I made quick progress down the road, along forest tracks through Hafren Forest and down to an unexpected shop at LLangurig. I was carrying enough food to get through the day without needing to stock up and it was only 44km in but took advantage and grabbed a second breakfast of chocolate milk and coconut macaroons. Plus a slice of gala pie for later on.
The road gave way to trails, some smooth, others more technical before the route hit moorland somewhere around 70km in. The weather forecast had been for unseasonably warm temperatures and this was born out. I struggled to drink enough during the day and ended up with quite a dehydration headache.

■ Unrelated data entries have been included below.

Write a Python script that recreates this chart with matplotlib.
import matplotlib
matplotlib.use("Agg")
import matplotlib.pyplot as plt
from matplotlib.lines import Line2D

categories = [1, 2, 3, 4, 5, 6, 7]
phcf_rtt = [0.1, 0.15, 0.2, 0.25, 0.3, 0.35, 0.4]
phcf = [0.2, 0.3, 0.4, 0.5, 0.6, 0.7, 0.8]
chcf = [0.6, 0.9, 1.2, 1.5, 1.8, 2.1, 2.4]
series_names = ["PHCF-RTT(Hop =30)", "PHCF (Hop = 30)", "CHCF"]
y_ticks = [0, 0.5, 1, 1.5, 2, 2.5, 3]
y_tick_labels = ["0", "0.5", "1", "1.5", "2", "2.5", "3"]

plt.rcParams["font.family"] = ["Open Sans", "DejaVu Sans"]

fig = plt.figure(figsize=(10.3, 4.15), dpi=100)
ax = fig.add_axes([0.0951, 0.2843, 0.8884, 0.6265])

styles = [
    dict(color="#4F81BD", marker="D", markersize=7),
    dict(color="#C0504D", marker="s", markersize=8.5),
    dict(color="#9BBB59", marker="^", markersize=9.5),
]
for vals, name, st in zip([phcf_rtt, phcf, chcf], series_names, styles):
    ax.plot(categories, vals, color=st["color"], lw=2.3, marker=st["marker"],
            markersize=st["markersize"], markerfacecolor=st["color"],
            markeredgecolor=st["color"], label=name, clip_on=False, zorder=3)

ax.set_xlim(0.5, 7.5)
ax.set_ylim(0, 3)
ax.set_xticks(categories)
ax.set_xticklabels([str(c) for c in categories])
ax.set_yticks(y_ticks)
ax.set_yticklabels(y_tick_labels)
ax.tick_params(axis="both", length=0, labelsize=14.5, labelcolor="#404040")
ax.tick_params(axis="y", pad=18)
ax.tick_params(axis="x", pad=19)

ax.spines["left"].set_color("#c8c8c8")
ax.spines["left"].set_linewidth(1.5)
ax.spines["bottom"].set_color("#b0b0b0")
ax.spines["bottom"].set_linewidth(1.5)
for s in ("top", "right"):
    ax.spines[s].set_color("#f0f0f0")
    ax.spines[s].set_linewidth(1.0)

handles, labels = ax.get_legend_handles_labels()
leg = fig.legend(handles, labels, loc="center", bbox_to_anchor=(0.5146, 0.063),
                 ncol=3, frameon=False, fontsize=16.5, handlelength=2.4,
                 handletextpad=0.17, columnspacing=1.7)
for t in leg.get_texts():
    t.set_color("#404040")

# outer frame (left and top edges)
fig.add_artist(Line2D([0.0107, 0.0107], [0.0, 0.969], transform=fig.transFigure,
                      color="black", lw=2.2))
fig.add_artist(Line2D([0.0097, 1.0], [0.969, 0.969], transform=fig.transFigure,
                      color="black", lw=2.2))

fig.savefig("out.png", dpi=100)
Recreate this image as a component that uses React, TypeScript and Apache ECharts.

It’s telling how few photos I took from now on: Things got tough. After stopping to eat some lunch I pushed on and caught up with a couple of other riders, Lee and Kenny, and we yo-yo’d position as we hike-a-biked and squelched through bogs and over ill-defined trods for a ~10km stretch seemed that seemed to go on forever. This was ok though and part-expected. I’d clocked that there were two long trudges on the route and this was the first. Hard work, but expected and I was still on my vague schedule.
From the moorland we dropped down to the westernmost point on the route, Strata Florida. After a blast along the road, I stopped to eat something proper as I was flagging. Little did I know what was to follow: Strata Florida green lanes. It’s worth a search of YouTube to see what this was all about, but my virtual recce had totally missed what ‘fords’ on a map might mean in reality. This was full on riding down a river for what felt an eternity, and I had a proper tantrum. After trying to pick my way around it I did as other passing riders had done and just went for it, doing my best to pick an exit point to aim for at each crossing and trying to keep on pedaling: at one point the water reached my top tube, and I was beyond pleased when the section ended.
Following this, I got a second wind. It can’t always get worse! As the sun started to set the trails gave way to road for a while before the second moorland hike-a-bike section, and the highest point on the route. I was prepared for this to be tough, but it really wasn’t that bad, and I passed a cairn on the summit of Carnau (which may actually mean cairn in Welsh?) in the half-light of dusk. Somewhere in the gloom, I caught up with Lee again, and together we rode towards Rhayader, where there’d be a shop and a takeaway. I hadn’t been paying attention to time or distance but Lee had and knew we had an hour to cover 8km before things closed. We spurred each other on and made good time, and reached the SPAR and a Turkish takeaway with time to spare. I stocked up on snacks, and grabbed cheese and chips.
Being 10pm with 70km to go, I knew I’d be ok getting back within the 24 hour ‘black badge’ time cut-off, save for a catastrophic mechanical or the like. It was mandatory to carry a bivy/sleeping kit and many riders intended to make use of that at some point, but I was feeling ok to ride on. The terrain had looked far easier for this leg and so it proved to be. I pushed on, along lanes, muddy tracks, across fields, and up a viscous road climb before heading back onto the same forest’s tracks as we started on.
From here there was an easy road descent to the finish which I reached shortly after 4:30am, recording a time of 21 hours and 10 minutes, which wasn’t too bad at all. I completed the sheet with my arrival time, and got a few hours sleep before catching up with others finishers and DNFers over breakfast. Comparing notes is always fun after an event and the BB200 had drawn a good bunch of folk to do just that with.
To summarise the route, the first section I thought would be tough was, the second wasn’t too bad, but I’d totally misjudged that section in the middle, which was absolutely awful and I’ve since seen described as ‘the log flume’ which seems quite accurate. I moaned about that to anyone I had to the chance too mid-ride, but a week on can see it for the Type 2 fun it was: Utterly stupid, and utterly pointless, which is exactly the point!